Seubert's presence has been missed on the field in one sense. He could always be counted on to instigate the first fight during training camp. Without Seubert around to stir things up, this year's camp has been fight-free.
"You don't have to have fights in football," Seubert said. "It's something that Keith Hamilton taught me back when I was a young kid. Obviously, I didn't pass that trait on to anybody."
Seubert is working to improve his knee daily at Excel Orthopedic Rehabilitation in Waldwick, N.J. and is weightlifting at nearby Overtime Sports.
"It's a fulltime job," Seubert said. "That's my job right now, rehab. That's what I'm doing."
He hopes to progress far and fast enough to be healthy enough to play six weeks into the season. Seubert could retire and do something else, but after hurting his knee he was determined not to let an injury end his career.
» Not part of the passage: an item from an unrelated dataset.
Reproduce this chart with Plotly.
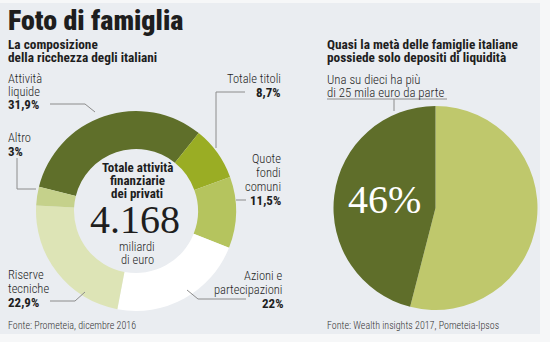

That has not changed.
"I think it's just me," he said. "I can't let this say I'm done. If this wants to say I'm done, fine, but I'm going to give everything I have to prove that this isn't going to end it. We'll see. I'm truly happy. Either way it goes, I'm happy. I'll still be going to games, still be watching."
Seubert said he will be sit in the stands for Monday's preseason game against Chicago. He eventually hopes to return to the field. If he does, and it's with another team, Seubert will still be a Giant at heart.
"Wellington Mara once said, 'Once a Giant, always a Giant,'" Seubert said. "I was a New York Giant for 10 years, so it's kind of hard not to say that I'm still a New York Giant. I'm rehabbing like I want to play football and when the time comes, we'll see what happens. But that time's not here yet. I have to go back to work like I did a couple of years ago, rehabbing my leg. I'm giving it everything I've got. We're going to see what happens in about two months and I'll make the decision then."